News Release

Ancient Amazonians intentionally created fertile “dark earth”

The rich soil holds thousands of tons of carbon, sequestered over centuries by indigenous practices, a new study suggests

Peer-Reviewed Publication

Massachusetts Institute of Technology

The Amazon river basin is known for its immense and lush tropical forests, so one might assume that the Amazon’s land is equally rich. In fact, the soils underlying the forested vegetation, particularly in the hilly uplands, are surprisingly infertile. Much of the Amazon’s soil is acidic and low in nutrients, making it notoriously difficult to farm. 

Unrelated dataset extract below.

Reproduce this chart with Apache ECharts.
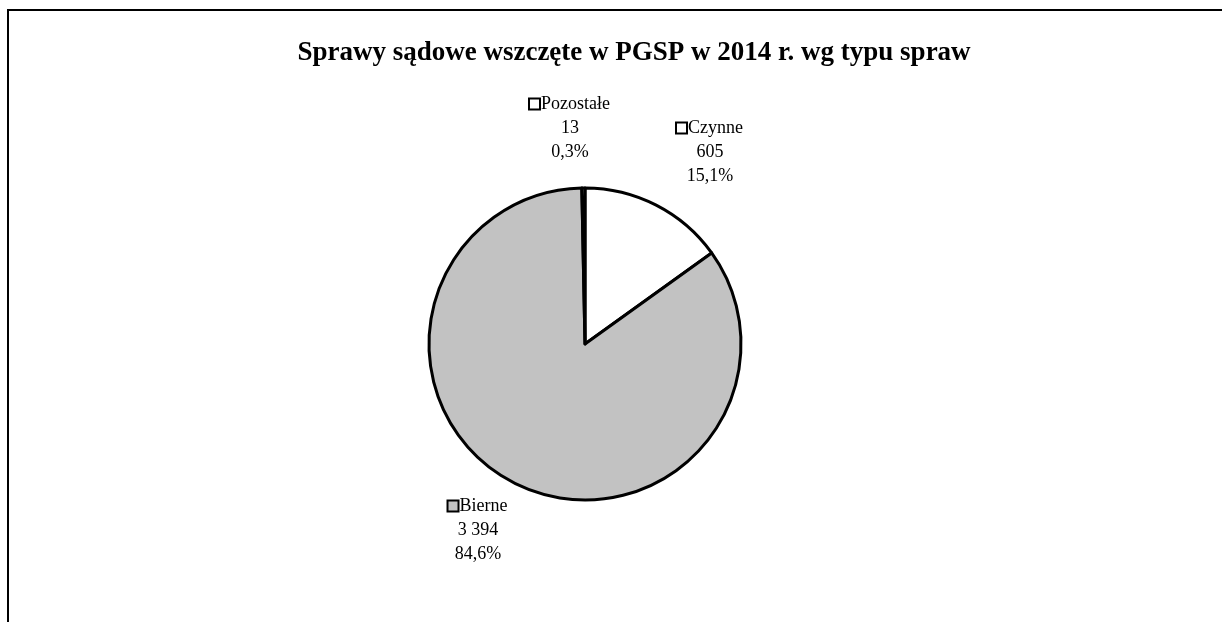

But over the years, archaeologists have dug up mysteriously black and fertile patches of ancient soils in hundreds of sites across the Amazon. This “dark earth” has been found in and around human settlements dating back hundreds to thousands of years. And it has been a matter of some debate as to whether the super-rich soil was purposefully created or a coincidental byproduct of these ancient cultures.

Now, a study led by researchers at MIT, the University of Florida, and in Brazil aims to settle the debate over dark earth’s origins. The team has pieced together results from soil analyses, ethnographic observations, and interviews with modern Indigenous communities, to show that dark earth was intentionally produced by ancient Amazonians as a way to improve the soil and sustain large and complex societies. 

“If you want to have large settlements, you need a nutritional base. But the soil in the Amazon is extensively leached of nutrients, and naturally poor for growing most crops,” says Taylor Perron, the Cecil and Ida Green Professor of Earth, Atmospheric and Planetary Sciences at MIT. “We argue here that people played a role in creating dark earth, and intentionally modified the ancient environment to make it a better place for human populations.”

And as it turns out, dark earth contains huge amounts of stored carbon. As generations worked the soil, for instance by enriching it with scraps of food, charcoal, and waste, the earth accumulated the carbon-rich detritus and kept it locked up for hundreds to thousands of years. By purposely producing dark earth, then, early Amazonians may have also unintentionally created a powerful, carbon-sequestering soil. 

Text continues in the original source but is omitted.